EPA Threatens to Stop Funding Justice Dept. Environmental Work

click to enlarge EPA Threatens to Stop Funding Justice Dept. Environmental Work
Tom Brenner/The New York Times
Scott Pruitt, the Trump administration’s head of the Environmental Protection Agency, in Washington, Sept. 26, 2017. Under Pruitt, the EPA may cut off a major funding source for the Justice Department lawyers who handle litigation seeking to force polluters to pay for cleaning up sites they left contaminated with hazardous waste.

By CHARLIE SAVAGE
© 2017 New York Times News Service

WASHINGTON — Scott Pruitt, the Environmental Protection Agency administrator who has aggressively pushed to dismantle regulations and downsize the organization, is threatening to reach outside his agency and undermine the Justice Department’s work enforcing antipollution laws, documents and interviews show.

Under Pruitt, the EPA has quietly said it may cut off a major funding source for the Justice Department’s Environment and Natural Resources Division.

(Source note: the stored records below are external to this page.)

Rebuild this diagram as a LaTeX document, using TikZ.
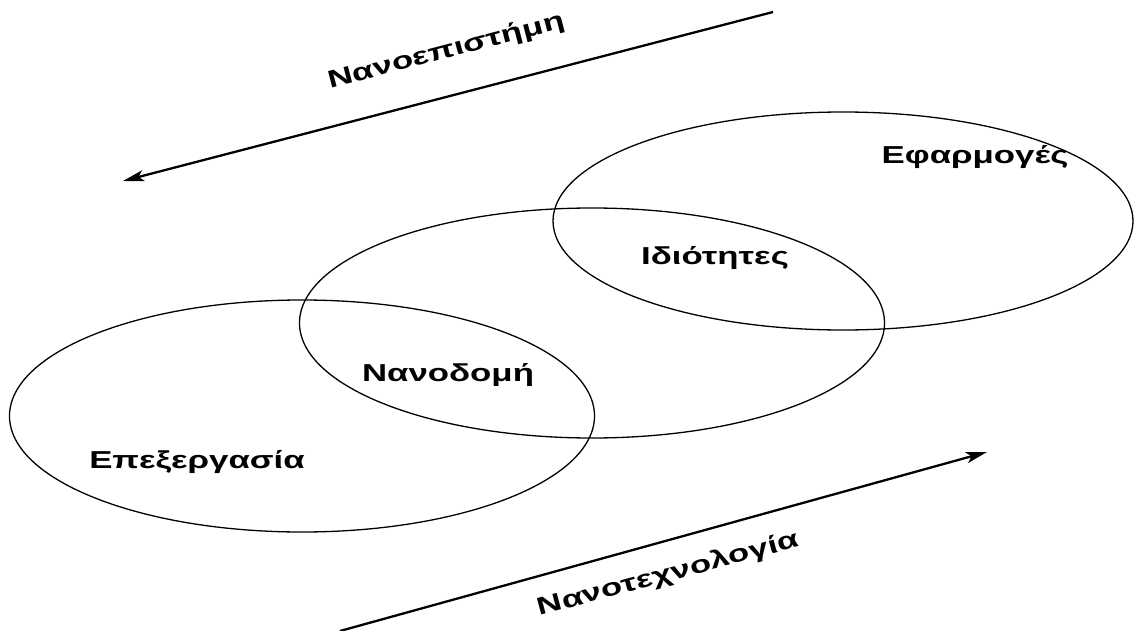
\documentclass[tikz,border=0pt]{standalone}
\usepackage{fontspec}
\usepackage{graphicx}
\setmainfont{Liberation Sans}
\usetikzlibrary{arrows.meta,shapes.geometric}
\newcommand{\wide}[1]{\scalebox{1.42}[1]{#1}}
\begin{document}
\begin{tikzpicture}[x=1pt,y=-1pt,
  ell/.style={draw, ellipse, line width=1.3pt, inner sep=0pt},
  lbl/.style={font=\fontsize{24.5}{29}\selectfont\bfseries, inner sep=0pt, anchor=base},
  flow/.style={line width=2.3pt, -{Stealth[length=21pt,width=11pt,inset=5pt]}}]
\useasboundingbox (0,0) rectangle (1134,631);
% ellipses
\node[ell, minimum width=585pt, minimum height=232pt] (proc) at (302,416) {};
\node[ell, minimum width=585pt, minimum height=230pt] (struct) at (592,323) {};
\node[ell, minimum width=580pt, minimum height=218pt] (appl) at (843,221) {};
% labels
\node[lbl] (tproc) at (197,468) {\wide{Επεξεργασία}};
\node[lbl] (tstruct) at (448,381) {\wide{Νανοδομή}};
\node[lbl] (tprop) at (715,264) {\wide{Ιδιότητες}};
\node[lbl] (tappl) at (975,164) {\wide{Εφαρμογές}};
% arrows
\coordinate (s1) at (773,12);
\coordinate (e1) at (123,181);
\coordinate (s2) at (340,631);
\coordinate (e2) at (987,452);
\draw[flow] (s1) -- (e1);
\draw[flow] (s2) -- (e2);
\node[lbl, rotate=14.5] (tsci) at (448,58) {\wide{Νανοεπιστήμη}};
\node[lbl, rotate=15] (ttech) at (670,581) {\wide{Νανοτεχνολογία}};
\end{tikzpicture}
\end{document}
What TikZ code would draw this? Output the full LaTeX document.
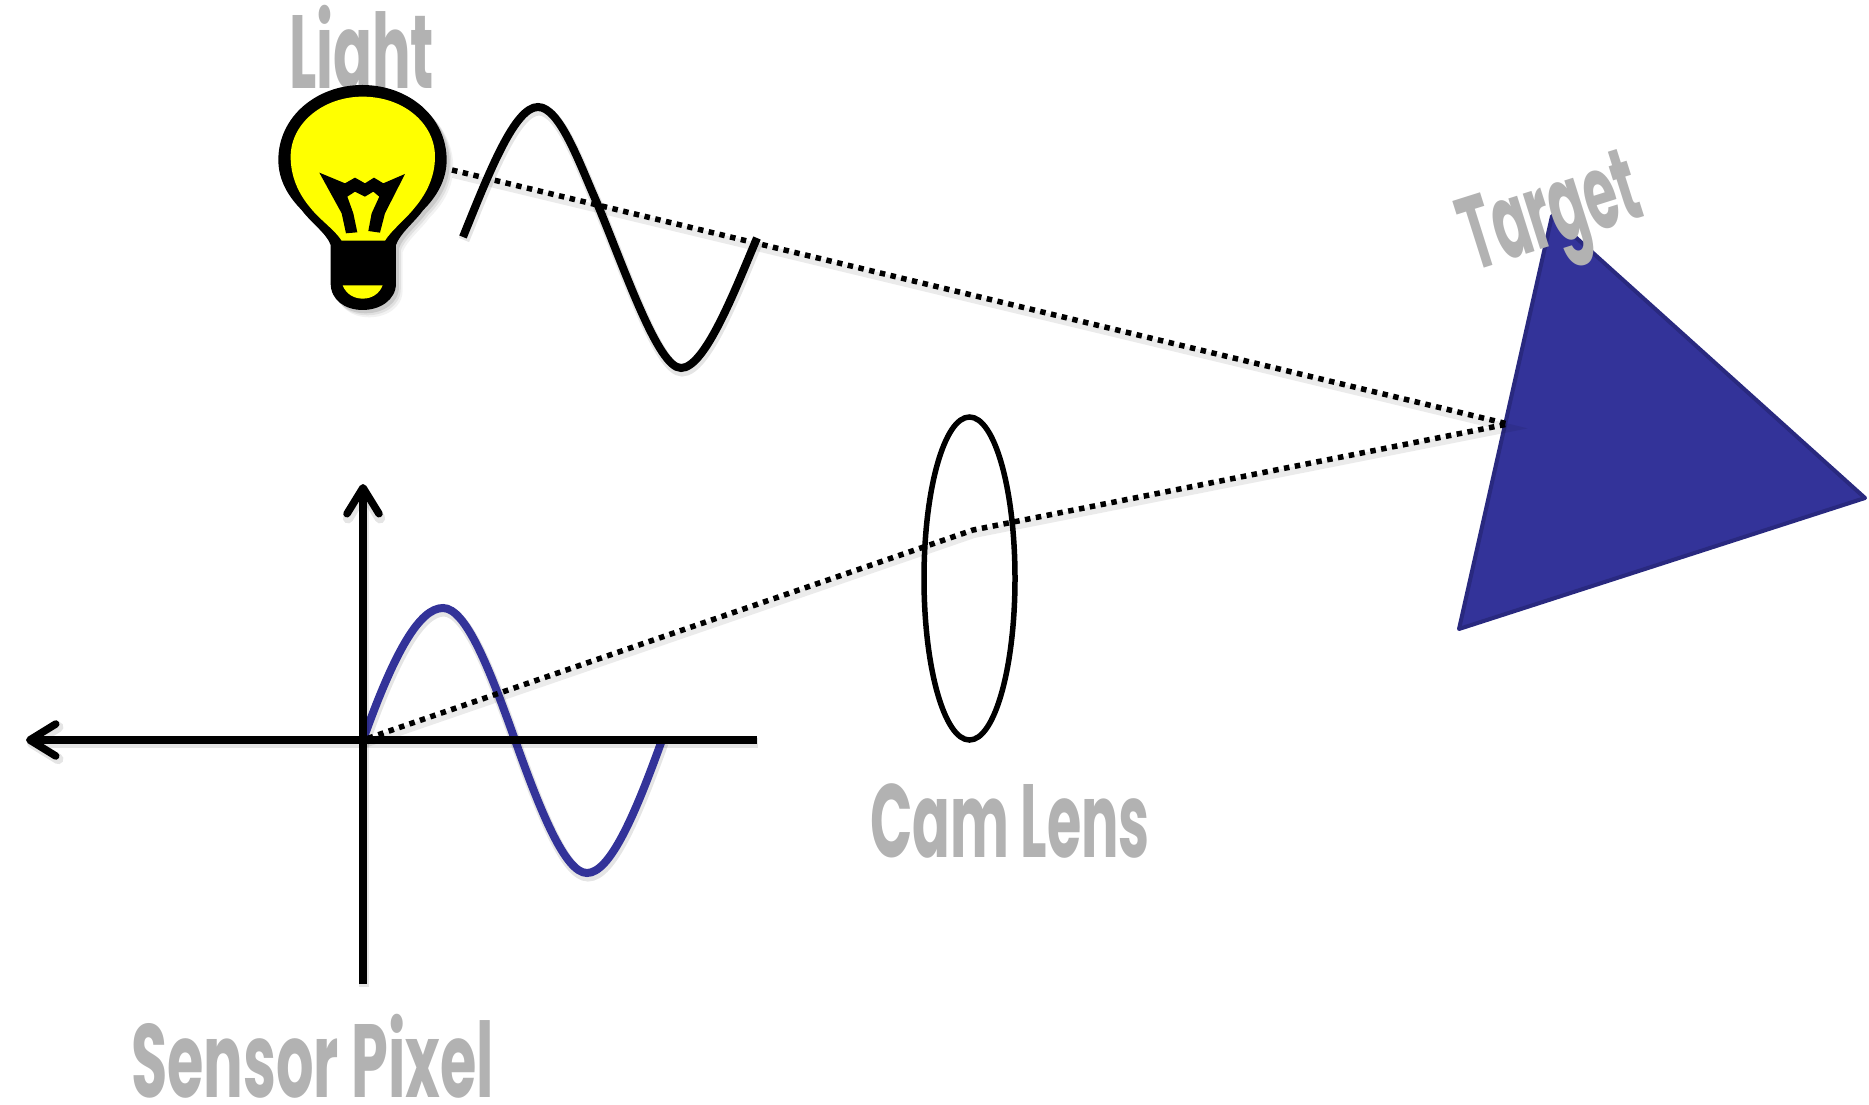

Its lawyers handle litigation on behalf of the EPA’s Superfund program seeking to force polluters to pay for cleaning up sites they left contaminated with hazardous waste. The EPA reimburses the Justice Department for that work, paying more than $20 million annually in recent years, or enough for 115 full-time employees, budget documents show.

But Pruitt has signaled that he wants to end those payments, potentially carving a major hole in the division’s budget, in a little-noticed line in the EPA’s budget proposal in the spring. No decision will be made until Congress passes an EPA budget for the fiscal year that begins in October, officials at both agencies said, although the payments were created by the executive branch, not Congress, so Pruitt may be able to act on his own. Congress hopes to pass a spending plan before a stopgap measure expires in mid-December.

Pruitt, a former attorney general of Oklahoma with strong ties to the fossil fuel industry who frequently sued the EPA before President Donald Trump placed him in charge of it, has made no secret of his ambition to unwind its regulations and shrink its workforce to curtail what he sees as federal overreach.

The prospect of Pruitt expanding his efforts to the Justice Department has raised worries among employees in the Environment and Natural Resources Division about layoffs or furloughs and significant reductions in their work to fight pollution.

Because they would continue to be responsible for pursuing Superfund cases, cutbacks would likely be spread across the division’s workload, which also includes suing oil companies, power plants and other corporations when they violate antipollution laws. Managers in the division have expressed hope that Justice Department leaders may come up with enough offsetting funds to forestall drastic measures.

Congressional appropriations aides in both parties said that skepticism has emerged on Capitol Hill over Pruitt’s idea. Still, the extent to which the Republican-controlled Congress would tie his hands remains to be seen.